Vietnam:  “I knew he would be boiling with anger when he came home as he has before.  Like the last time I came with the cut on my face.  This time, he accused me of lingering too long in the market.  He was so hot that he threw the scalding water on me from the thermos,” this is what she tells the nurse and the authorities.  They reply saying, “You should know not to talk back to him and you must cool him off and make peace in the home again.  Make sure that when he comes home everything is harmonious and this will not keep happening,” was the response and solution given to her.  After dressing her wounds they send her home, back to her husband and children.  She must endure.  She must return, but is there an end to the violence in sight?

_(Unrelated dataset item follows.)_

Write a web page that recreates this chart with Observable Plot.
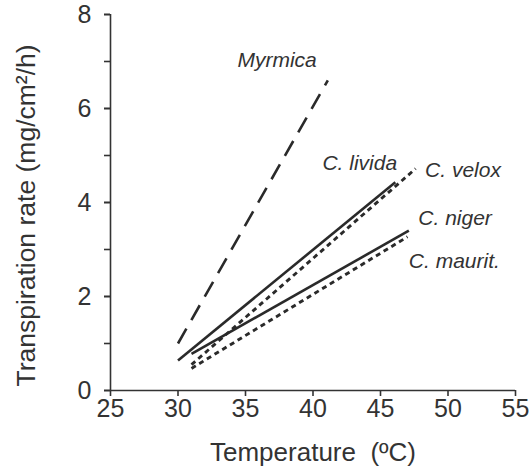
<!DOCTYPE html>
<html>
<head>
<meta charset="utf-8">
<script src="https://cdn.jsdelivr.net/npm/d3@7"></script>
<script src="https://cdn.jsdelivr.net/npm/@observablehq/plot@0.6"></script>
<style>
  html, body { margin: 0; padding: 0; background: #fff; }
  #chart svg { display: block; }
</style>
</head>
<body>
<div id="chart"></div>
<script>
// Species and their fitted regression lines (start / end points)
const species = ["Myrmica", "C. livida", "C. velox", "C. niger", "C. maurit."];
const tempStart = [30, 30, 31, 31, 31];
const tempEnd = [41.1, 46.1, 47.6, 47.1, 47.0];
const rateStart = [1.0, 0.64, 0.55, 0.78, 0.47];
const rateEnd = [6.6, 4.43, 4.72, 3.40, 3.27];

// Label anchor positions (data units)
const labelTemp = [34.4, 40.7, 48.3, 47.8, 47.1];
const labelRate = [7.02, 4.83, 4.68, 3.66, 2.74];

// Axis ticks
const xTicks = [25, 30, 35, 40, 45, 50, 55];
const yTicks = [0, 1, 2, 3, 4, 5, 6, 7, 8];
const yLabelTicks = [0, 2, 4, 6, 8];

const xTitle = "Temperature\u00a0\u00a0(ºC)";
const yTitle = "Transpiration rate (mg/cm²/h)";

const dashes = {
  "Myrmica": "17,10",
  "C. livida": null,
  "C. velox": "5,4",
  "C. niger": null,
  "C. maurit.": "5,4"
};

const segs = species.map((s, i) => ({
  species: s,
  x1: tempStart[i], y1: rateStart[i], x2: tempEnd[i], y2: rateEnd[i]
}));
const labels = species.map((s, i) => ({species: s, x: labelTemp[i], y: labelRate[i]}));

const ink = "#2a2a2a";
const font = "'Liberation Sans', Arial, Helvetica, sans-serif";

const lineMarks = segs.map(d => Plot.link([d], {
  x1: "x1", y1: "y1", x2: "x2", y2: "y2",
  stroke: ink, strokeWidth: dashes[d.species] && d.species !== "Myrmica" ? 2.9 : 2.6,
  strokeDasharray: dashes[d.species] || undefined,
  strokeLinecap: "butt"
}));

const chart = Plot.plot({
  width: 530,
  height: 473,
  marginLeft: 110,
  marginRight: 15,
  marginTop: 14,
  marginBottom: 83,
  style: {fontFamily: font, color: "#333", background: "#fff"},
  x: {domain: [25, 55], axis: null},
  y: {domain: [0, 8], axis: null},
  marks: [
    Plot.ruleX([25], {y1: 0, y2: 8, stroke: "#333", strokeWidth: 1.6}),
    Plot.ruleY([0], {x1: 25, x2: 55, stroke: "#333", strokeWidth: 1.6}),
    Plot.axisX({ticks: xTicks, tickSize: 6, tickPadding: 3, fontSize: 25, stroke: "#333", strokeWidth: 1.6, fill: "#333", tickFormat: d => d}),
    Plot.axisY({ticks: yTicks, tickSize: 6, tickPadding: 0, tickFormat: null, stroke: "#333", strokeWidth: 1.6, text: null}),
    Plot.axisY({ticks: yLabelTicks, tickSize: 6, tickPadding: 13, fontSize: 25, fill: "#333", tickFormat: d => d, stroke: "#333", strokeWidth: 1.6}),
    ...lineMarks,
    Plot.text(labels, {x: "x", y: "y", text: "species", textAnchor: "start", lineAnchor: "middle",
      fontSize: 21, fontStyle: "italic", fill: "#333"}),
    Plot.text([xTitle], {frameAnchor: "bottom", dy: 62, lineAnchor: "middle", textAnchor: "middle", fontSize: 26, fill: "#333"}),
    Plot.text([yTitle], {frameAnchor: "left", rotate: -90, dx: -84, dy: 13, textAnchor: "middle", lineAnchor: "middle", fontSize: 26.5, fill: "#333"})
  ]
});

document.getElementById("chart").appendChild(chart);
</script>
</body>
</html>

Globally an average of 30% of women have experienced violence in a relationship.  By individual country those figures can jump to 54% in Vietnam and 67.9% in Peru.  The cost of these abuses including legal fees, medical support and time missed from work can amass to 83 billion dollars in the Britain and 8.3 billion dollars in the United States alone.  When comparing these numbers to GDP, domestic violence accounts for 24.9% of GDP in El Salvador alone.  These effects are not only felt monetarily through out the country but at the family level as well. In a study conducted in the US, a child that comes from a home with domestic violence can be stunted in growth and development.  This leads to the statement, “If not for you, then do it for your kids,” in regards to leaving the volatile situation.  However, it is not as simple as just leaving.  On average it takes the abused seven times of physically leaving before they leave for good.  However, how is a single mother suppose to support her children now that she has left her one-income family home and even more what happens to the abuser?  Do they go into another relationship and become violent again?  How can we break this never-ending cycle?

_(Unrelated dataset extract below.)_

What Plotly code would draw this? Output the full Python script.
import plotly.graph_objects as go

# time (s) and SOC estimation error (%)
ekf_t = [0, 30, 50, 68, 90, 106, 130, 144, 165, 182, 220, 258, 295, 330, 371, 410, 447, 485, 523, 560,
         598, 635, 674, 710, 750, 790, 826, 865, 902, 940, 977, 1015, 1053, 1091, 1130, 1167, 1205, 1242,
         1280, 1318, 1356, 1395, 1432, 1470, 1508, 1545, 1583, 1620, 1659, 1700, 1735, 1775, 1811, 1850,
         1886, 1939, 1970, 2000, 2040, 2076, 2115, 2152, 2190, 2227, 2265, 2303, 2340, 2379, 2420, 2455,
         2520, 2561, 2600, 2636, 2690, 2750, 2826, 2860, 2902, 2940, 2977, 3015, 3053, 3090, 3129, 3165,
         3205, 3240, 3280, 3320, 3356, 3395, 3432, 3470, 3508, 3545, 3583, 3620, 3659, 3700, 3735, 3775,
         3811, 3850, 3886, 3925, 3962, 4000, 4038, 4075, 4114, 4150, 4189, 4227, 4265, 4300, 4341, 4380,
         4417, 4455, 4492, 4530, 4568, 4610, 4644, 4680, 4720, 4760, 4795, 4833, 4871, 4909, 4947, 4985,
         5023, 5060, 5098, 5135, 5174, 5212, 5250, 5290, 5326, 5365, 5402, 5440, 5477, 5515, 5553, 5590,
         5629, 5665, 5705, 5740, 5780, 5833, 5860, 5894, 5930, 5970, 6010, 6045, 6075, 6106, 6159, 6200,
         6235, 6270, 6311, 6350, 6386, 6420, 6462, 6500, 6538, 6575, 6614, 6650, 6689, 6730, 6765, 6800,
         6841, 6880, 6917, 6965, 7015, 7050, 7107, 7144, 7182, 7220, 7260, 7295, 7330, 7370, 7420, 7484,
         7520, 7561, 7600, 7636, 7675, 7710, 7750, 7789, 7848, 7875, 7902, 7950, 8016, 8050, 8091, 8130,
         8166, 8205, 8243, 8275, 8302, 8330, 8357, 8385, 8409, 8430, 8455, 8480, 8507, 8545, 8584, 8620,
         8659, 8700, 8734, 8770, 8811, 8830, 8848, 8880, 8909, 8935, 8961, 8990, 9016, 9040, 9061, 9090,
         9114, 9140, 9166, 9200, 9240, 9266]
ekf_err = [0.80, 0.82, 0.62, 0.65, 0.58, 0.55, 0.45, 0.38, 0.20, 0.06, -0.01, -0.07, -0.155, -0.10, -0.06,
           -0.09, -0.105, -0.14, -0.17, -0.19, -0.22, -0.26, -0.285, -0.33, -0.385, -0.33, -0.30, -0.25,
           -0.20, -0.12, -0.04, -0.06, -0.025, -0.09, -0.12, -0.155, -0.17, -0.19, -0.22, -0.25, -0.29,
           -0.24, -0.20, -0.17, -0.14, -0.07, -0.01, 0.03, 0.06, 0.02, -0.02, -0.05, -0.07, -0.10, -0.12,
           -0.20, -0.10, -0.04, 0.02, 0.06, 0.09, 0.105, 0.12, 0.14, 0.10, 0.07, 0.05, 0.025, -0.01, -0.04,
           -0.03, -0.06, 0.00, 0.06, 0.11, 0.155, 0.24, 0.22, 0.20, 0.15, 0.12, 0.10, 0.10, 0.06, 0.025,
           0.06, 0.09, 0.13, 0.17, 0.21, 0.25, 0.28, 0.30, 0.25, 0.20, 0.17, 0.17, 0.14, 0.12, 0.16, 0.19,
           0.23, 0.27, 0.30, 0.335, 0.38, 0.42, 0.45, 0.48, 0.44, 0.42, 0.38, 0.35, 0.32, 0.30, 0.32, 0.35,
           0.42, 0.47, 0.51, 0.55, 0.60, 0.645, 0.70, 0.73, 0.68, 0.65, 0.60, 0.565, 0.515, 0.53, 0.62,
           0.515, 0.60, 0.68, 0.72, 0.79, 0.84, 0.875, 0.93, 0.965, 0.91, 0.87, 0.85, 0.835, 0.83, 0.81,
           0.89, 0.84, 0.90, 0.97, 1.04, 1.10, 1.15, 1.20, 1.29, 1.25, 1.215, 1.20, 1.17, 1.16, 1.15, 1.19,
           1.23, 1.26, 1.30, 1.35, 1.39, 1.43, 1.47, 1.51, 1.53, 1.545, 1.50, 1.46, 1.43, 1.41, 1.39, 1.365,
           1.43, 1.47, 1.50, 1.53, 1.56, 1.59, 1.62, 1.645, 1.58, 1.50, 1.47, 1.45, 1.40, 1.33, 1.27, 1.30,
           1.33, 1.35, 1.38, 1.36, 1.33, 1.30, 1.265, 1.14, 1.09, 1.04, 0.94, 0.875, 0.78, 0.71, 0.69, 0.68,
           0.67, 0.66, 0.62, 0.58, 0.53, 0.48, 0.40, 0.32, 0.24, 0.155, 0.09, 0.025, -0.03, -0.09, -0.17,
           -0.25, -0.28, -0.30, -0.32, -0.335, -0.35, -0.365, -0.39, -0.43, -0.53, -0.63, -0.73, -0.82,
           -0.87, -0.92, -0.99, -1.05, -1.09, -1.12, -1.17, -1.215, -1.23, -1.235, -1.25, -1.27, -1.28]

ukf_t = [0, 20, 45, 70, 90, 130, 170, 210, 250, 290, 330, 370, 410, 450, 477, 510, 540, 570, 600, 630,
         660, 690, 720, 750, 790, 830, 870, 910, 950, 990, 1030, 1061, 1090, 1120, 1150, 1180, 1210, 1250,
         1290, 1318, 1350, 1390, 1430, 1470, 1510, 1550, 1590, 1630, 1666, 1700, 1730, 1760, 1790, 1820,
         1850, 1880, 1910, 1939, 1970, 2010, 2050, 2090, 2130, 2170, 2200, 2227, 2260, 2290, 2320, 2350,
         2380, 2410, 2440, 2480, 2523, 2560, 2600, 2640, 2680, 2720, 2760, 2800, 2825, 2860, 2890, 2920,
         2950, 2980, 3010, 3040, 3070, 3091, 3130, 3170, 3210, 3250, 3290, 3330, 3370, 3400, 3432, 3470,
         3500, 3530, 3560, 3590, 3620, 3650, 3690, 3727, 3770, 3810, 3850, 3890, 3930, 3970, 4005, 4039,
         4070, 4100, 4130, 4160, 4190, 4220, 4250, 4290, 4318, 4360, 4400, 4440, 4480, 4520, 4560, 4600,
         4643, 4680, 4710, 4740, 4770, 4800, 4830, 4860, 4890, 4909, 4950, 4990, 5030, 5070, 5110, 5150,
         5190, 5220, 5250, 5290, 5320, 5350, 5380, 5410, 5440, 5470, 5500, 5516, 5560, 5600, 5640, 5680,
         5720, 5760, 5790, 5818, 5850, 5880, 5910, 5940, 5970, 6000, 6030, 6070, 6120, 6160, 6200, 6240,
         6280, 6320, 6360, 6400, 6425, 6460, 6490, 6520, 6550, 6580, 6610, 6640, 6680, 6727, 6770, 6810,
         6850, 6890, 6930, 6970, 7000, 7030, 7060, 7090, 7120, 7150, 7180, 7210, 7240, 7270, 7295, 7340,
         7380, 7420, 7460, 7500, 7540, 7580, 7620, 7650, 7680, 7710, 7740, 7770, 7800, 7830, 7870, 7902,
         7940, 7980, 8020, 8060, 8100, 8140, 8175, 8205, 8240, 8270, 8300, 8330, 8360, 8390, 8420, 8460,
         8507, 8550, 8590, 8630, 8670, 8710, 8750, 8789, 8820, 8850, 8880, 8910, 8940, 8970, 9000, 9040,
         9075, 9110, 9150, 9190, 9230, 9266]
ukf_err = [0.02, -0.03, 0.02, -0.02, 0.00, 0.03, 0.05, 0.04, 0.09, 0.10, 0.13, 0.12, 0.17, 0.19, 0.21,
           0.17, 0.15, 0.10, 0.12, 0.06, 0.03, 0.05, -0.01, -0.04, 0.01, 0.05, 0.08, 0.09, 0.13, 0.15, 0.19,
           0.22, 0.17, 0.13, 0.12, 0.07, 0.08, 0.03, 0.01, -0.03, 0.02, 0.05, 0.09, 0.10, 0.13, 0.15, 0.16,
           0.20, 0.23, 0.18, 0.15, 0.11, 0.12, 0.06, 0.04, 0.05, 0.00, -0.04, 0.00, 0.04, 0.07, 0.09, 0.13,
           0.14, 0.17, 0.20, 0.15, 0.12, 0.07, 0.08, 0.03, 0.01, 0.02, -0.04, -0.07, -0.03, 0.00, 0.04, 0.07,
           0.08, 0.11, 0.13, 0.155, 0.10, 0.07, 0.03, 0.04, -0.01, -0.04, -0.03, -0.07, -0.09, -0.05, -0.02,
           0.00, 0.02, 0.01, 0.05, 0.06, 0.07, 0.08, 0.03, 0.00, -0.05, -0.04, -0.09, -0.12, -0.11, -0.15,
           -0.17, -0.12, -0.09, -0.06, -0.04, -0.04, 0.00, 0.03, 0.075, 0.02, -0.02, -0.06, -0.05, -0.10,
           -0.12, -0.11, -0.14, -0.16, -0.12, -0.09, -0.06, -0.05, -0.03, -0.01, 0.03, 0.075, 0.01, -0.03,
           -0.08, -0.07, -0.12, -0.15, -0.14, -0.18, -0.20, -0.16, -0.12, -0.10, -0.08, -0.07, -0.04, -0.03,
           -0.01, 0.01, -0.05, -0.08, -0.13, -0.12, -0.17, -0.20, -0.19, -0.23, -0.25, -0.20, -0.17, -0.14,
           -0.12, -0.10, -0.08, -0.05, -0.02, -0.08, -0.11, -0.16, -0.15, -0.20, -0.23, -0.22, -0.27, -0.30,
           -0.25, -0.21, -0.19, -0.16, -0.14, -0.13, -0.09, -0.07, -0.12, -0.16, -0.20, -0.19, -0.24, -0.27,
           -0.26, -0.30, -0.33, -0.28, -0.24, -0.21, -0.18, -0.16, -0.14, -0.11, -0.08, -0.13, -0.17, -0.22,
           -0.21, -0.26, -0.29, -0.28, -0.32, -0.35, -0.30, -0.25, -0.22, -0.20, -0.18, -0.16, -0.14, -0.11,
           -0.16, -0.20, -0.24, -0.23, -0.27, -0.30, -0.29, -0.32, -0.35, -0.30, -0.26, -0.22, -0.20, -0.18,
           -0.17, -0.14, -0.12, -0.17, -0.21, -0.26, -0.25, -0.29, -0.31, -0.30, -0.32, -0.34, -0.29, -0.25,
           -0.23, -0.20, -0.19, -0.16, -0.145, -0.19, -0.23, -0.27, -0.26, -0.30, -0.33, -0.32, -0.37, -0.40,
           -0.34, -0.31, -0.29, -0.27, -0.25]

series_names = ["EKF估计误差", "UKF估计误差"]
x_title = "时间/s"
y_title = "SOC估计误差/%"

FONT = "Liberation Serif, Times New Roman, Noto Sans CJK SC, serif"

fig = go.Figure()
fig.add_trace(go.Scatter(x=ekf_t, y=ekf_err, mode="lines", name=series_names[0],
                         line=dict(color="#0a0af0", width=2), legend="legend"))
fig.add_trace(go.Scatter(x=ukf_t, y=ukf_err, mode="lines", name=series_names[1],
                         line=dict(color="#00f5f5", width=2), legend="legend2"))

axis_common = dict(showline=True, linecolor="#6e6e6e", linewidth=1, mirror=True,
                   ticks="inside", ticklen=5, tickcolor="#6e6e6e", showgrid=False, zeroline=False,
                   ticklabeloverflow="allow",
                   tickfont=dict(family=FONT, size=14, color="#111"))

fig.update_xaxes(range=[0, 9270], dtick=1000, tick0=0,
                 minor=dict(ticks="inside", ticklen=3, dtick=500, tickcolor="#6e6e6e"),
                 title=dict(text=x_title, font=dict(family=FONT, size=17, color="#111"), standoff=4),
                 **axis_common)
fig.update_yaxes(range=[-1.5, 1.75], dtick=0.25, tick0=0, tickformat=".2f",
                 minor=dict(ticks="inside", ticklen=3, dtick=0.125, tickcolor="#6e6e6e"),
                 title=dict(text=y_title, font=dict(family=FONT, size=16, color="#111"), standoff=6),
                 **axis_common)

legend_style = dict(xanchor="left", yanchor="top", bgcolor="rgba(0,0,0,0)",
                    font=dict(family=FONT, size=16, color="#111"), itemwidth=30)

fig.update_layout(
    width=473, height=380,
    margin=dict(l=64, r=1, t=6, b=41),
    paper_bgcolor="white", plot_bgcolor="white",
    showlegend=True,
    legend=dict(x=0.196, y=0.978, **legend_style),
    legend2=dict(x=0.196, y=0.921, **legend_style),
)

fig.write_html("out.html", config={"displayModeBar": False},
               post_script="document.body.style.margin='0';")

There are some trends seen with treatment for domestic violence.  Most of them come down to education and empowerment.  It can start with the women–educating them about domestic violence and empowering them to leave and find their own subsistence and educating the children so that they themselves do not become part of the cycle.  But what if we took it a step further?  Instead of just punishing the abusers and “throwing the to them wolves,” why not rehabilitate them, finding out what the root of the problem is to be able to combat it.  One organization in Peru is doing just that.  They have created small groups and offer individual counseling for those who are violent in their homes.  In the groups they combat the idea that men are superior to women and teach them ways in which to handle their anger.  Often the cultural idea is that women can be molded and taught how to act by men through force as seen in Vietnam.  The root does not solely lie within the violent actions itself, but within the cultural norms.

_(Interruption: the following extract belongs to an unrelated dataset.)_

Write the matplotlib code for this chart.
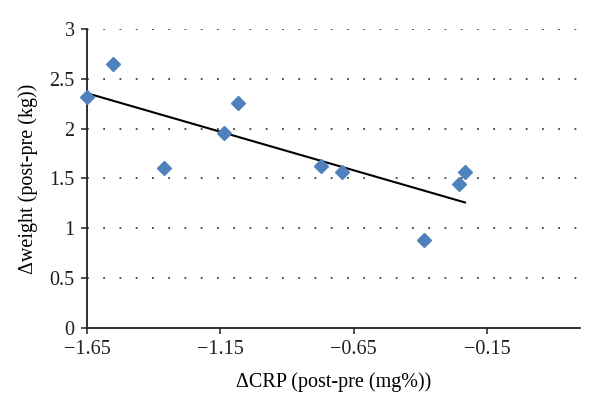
import numpy as np
import matplotlib.pyplot as plt

# Delta CRP vs delta weight
crp = [-1.65, -1.554, -1.362, -1.136, -1.084, -0.774, -0.695, -0.385, -0.254, -0.232]
weight = [2.32, 2.65, 1.60, 1.955, 2.26, 1.62, 1.56, 0.88, 1.44, 1.56]
x_ticks = [-1.65, -1.15, -0.65, -0.15]
y_ticks = [0, 0.5, 1, 1.5, 2, 2.5, 3]

plt.rcParams["font.family"] = ["Liberation Serif", "DejaVu Serif"]

fig = plt.figure(figsize=(6, 4.12), dpi=100)
ax = fig.add_axes([0.145, 0.204, 0.822, 0.726])

# dotted horizontal gridlines
for y in y_ticks[1:]:
    ax.axhline(y, color="#404040", linestyle=(0, (1, 8)), linewidth=1.3, zorder=0)

ax.plot(crp, weight, linestyle="none", marker="D", markersize=7,
        color="#4F81BD", markeredgecolor="#4F81BD", zorder=3, clip_on=False)

# linear trendline across the data range
slope, intercept = np.polyfit(crp, weight, 1)
tx = np.array([min(crp), max(crp)])
ax.plot(tx, slope * tx + intercept, color="black", linewidth=1.5, zorder=2)

ax.set_xlim(-1.65, 0.2)
ax.set_ylim(0, 3)
ax.set_xticks(x_ticks)
ax.set_xticklabels(["\u22121.65", "\u22121.15", "\u22120.65", "\u22120.15"])
ax.set_yticks(y_ticks)
ax.set_yticklabels(["0", "0.5", "1", "1.5", "2", "2.5", "3"])

for side in ["top", "right"]:
    ax.spines[side].set_visible(False)
for side in ["left", "bottom"]:
    ax.spines[side].set_linewidth(1.3)
    ax.spines[side].set_color("#202020")

ax.tick_params(axis="both", direction="out", length=4, width=1.1,
               labelsize=14.5, colors="#202020")
ax.tick_params(axis="x", pad=5)
ax.tick_params(axis="y", pad=5)

ax.set_xlabel("\u0394CRP (post-pre (mg%))", fontsize=14.5, labelpad=9)
ax.set_ylabel("\u0394weight (post-pre (kg))", fontsize=14.5, labelpad=8)

fig.savefig("out.png", dpi=100)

What we must do to combat domestic violence on a large scale is not simply empower women, but we must rehabilitate the men and combat the social views that put women below men in a ranking system.  This includes defining what domestic violence is and applying it cross-culturally.  The United Nations defines domestic violence as, “any act of gender-based violence that results in, or is likely to result in, physical, sexual or mental harm or suffering to women, including treats of such acts, coercion or arbitrary deprivation of liberty, whether occurring in public or in private life.” We must not only focus on the key players of domestic violence, but we must also educate the public because the more people talk about it and know what it is, the easier it will be recognized.  We must adopt a new idea about domestic violence in that there is “No pity, no shame, and no silence.” Considering the cost in income and, more important, human suffering, we cannot afford not to act!

Amber Thomas is a senior anthropology major pursuing a minor in Hispanic Studies at East Carolina University.